■ **Written exercise**:
Omit the pictures and print exactly the lines of the listing below, starting at the first and ending at the line containing "const seriesData = temperatures.map((t, i)".

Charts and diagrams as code
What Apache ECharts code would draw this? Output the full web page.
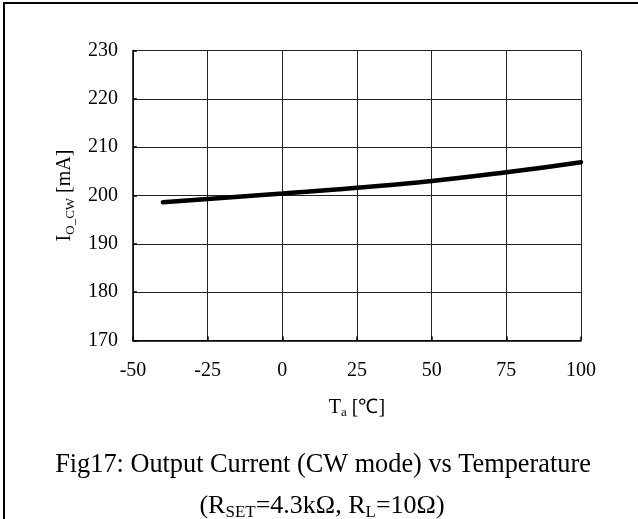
<!DOCTYPE html>
<html>
<head>
<meta charset="utf-8">
<script src="https://cdn.jsdelivr.net/npm/echarts@6/dist/echarts.min.js"></script>
<style>
html,body{margin:0;padding:0;background:#fff;}
#c{width:638px;height:519px;}
</style>
</head>
<body>
<div id="c"></div>
<script>
const temperatures = [-40, -25, 0, 25, 50, 75, 100];
const currents = [198.6, 199.3, 200.4, 201.6, 203.0, 204.8, 206.9];
const xTicks = [-50, -25, 0, 25, 50, 75, 100];
const yTicks = [170, 180, 190, 200, 210, 220, 230];

const FONT = '"Liberation Serif","Times New Roman",serif';
const chart = echarts.init(document.getElementById('c'), null, {renderer: 'canvas'});
const seriesData = temperatures.map((t, i) => [t, currents[i]]);

chart.setOption({
  animation: false,
  backgroundColor: '#fff',
  grid: {left: 133, right: 57, top: 50.5, bottom: 178.5, containLabel: false},
  xAxis: {
    type: 'value',
    min: xTicks[0], max: xTicks[xTicks.length - 1], interval: 25,
    axisLine: {show: true, onZero: false, lineStyle: {color: '#000', width: 1.5}},
    axisTick: {show: true, inside: true, length: 4, lineStyle: {color: '#000', width: 1.5}},
    axisLabel: {color: '#000', fontFamily: FONT, fontSize: 20, margin: 20},
    splitLine: {show: true, lineStyle: {color: '#222', width: 1}},
    name: '{n|T}{s|a}{n| [℃]}',
    nameLocation: 'middle',
    nameGap: 55,
    nameTextStyle: {
      color: '#000', fontFamily: FONT, fontSize: 20,
      rich: {
        n: {fontFamily: FONT, fontSize: 20, color: '#000', lineHeight: 24, verticalAlign: 'middle'},
        s: {fontFamily: FONT, fontSize: 13, color: '#000', lineHeight: 13, verticalAlign: 'bottom'}
      }
    }
  },
  yAxis: {
    type: 'value',
    min: yTicks[0], max: yTicks[yTicks.length - 1], interval: 10,
    axisLine: {show: true, onZero: false, lineStyle: {color: '#000', width: 1.5}},
    axisTick: {show: true, inside: true, length: 4, lineStyle: {color: '#000', width: 1.5}},
    axisLabel: {color: '#000', fontFamily: FONT, fontSize: 20, margin: 15},
    splitLine: {show: true, lineStyle: {color: '#222', width: 1}},
    name: '{n|I}{s|O_CW}{n| [mA]}',
    nameLocation: 'middle',
    nameGap: 56,
    nameRotate: 90,
    nameTextStyle: {
      color: '#000', fontFamily: FONT, fontSize: 20,
      rich: {
        n: {fontFamily: FONT, fontSize: 20, color: '#000', lineHeight: 24, verticalAlign: 'middle'},
        s: {fontFamily: FONT, fontSize: 13, color: '#000', lineHeight: 13, verticalAlign: 'bottom'}
      }
    }
  },
  series: [{
    type: 'line',
    data: seriesData,
    smooth: true,
    showSymbol: false,
    symbol: 'none',
    lineStyle: {color: '#000', width: 4.5, cap: 'round'},
    z: 5
  }],
  graphic: [
    {type: 'rect', shape: {x: 3, y: 2, width: 2, height: 517}, style: {fill: '#000'}, silent: true},
    {type: 'rect', shape: {x: 3, y: 2, width: 635, height: 2}, style: {fill: '#000'}, silent: true},
    {
      type: 'text', x: 323, y: 465, silent: true,
      style: {
        text: 'Fig17: Output Current (CW mode) vs Temperature',
        font: '26.3px ' + FONT, fill: '#000', align: 'center', verticalAlign: 'middle'
      }
    },
    {
      type: 'text', x: 322, y: 506, silent: true,
      style: {
        text: '{n|(R}{s|SET}{n|=4.3kΩ, R}{s|L}{n|=10Ω)}',
        align: 'center', verticalAlign: 'middle', fill: '#000',
        rich: {
          n: {fontFamily: FONT, fontSize: 26, fill: '#000', lineHeight: 30, verticalAlign: 'middle'},
          s: {fontFamily: FONT, fontSize: 17, fill: '#000', lineHeight: 16, verticalAlign: 'bottom'}
        }
      }
    }
  ]
});
</script>
</body>
</html>
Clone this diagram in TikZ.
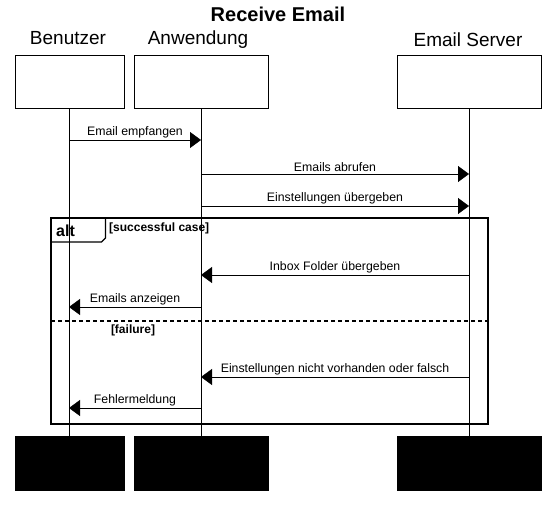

■ **Full answer**:
What Apache ECharts code would draw this? Output the full web page.
<!DOCTYPE html>
<html>
<head>
<meta charset="utf-8">
<script src="https://cdn.jsdelivr.net/npm/echarts@6/dist/echarts.min.js"></script>
<style>
html,body{margin:0;padding:0;background:#fff;}
#c{width:638px;height:519px;}
</style>
</head>
<body>
<div id="c"></div>
<script>
const temperatures = [-40, -25, 0, 25, 50, 75, 100];
const currents = [198.6, 199.3, 200.4, 201.6, 203.0, 204.8, 206.9];
const xTicks = [-50, -25, 0, 25, 50, 75, 100];
const yTicks = [170, 180, 190, 200, 210, 220, 230];

const FONT = '"Liberation Serif","Times New Roman",serif';
const chart = echarts.init(document.getElementById('c'), null, {renderer: 'canvas'});
const seriesData = temperatures.map((t, i) => [t, currents[i]]);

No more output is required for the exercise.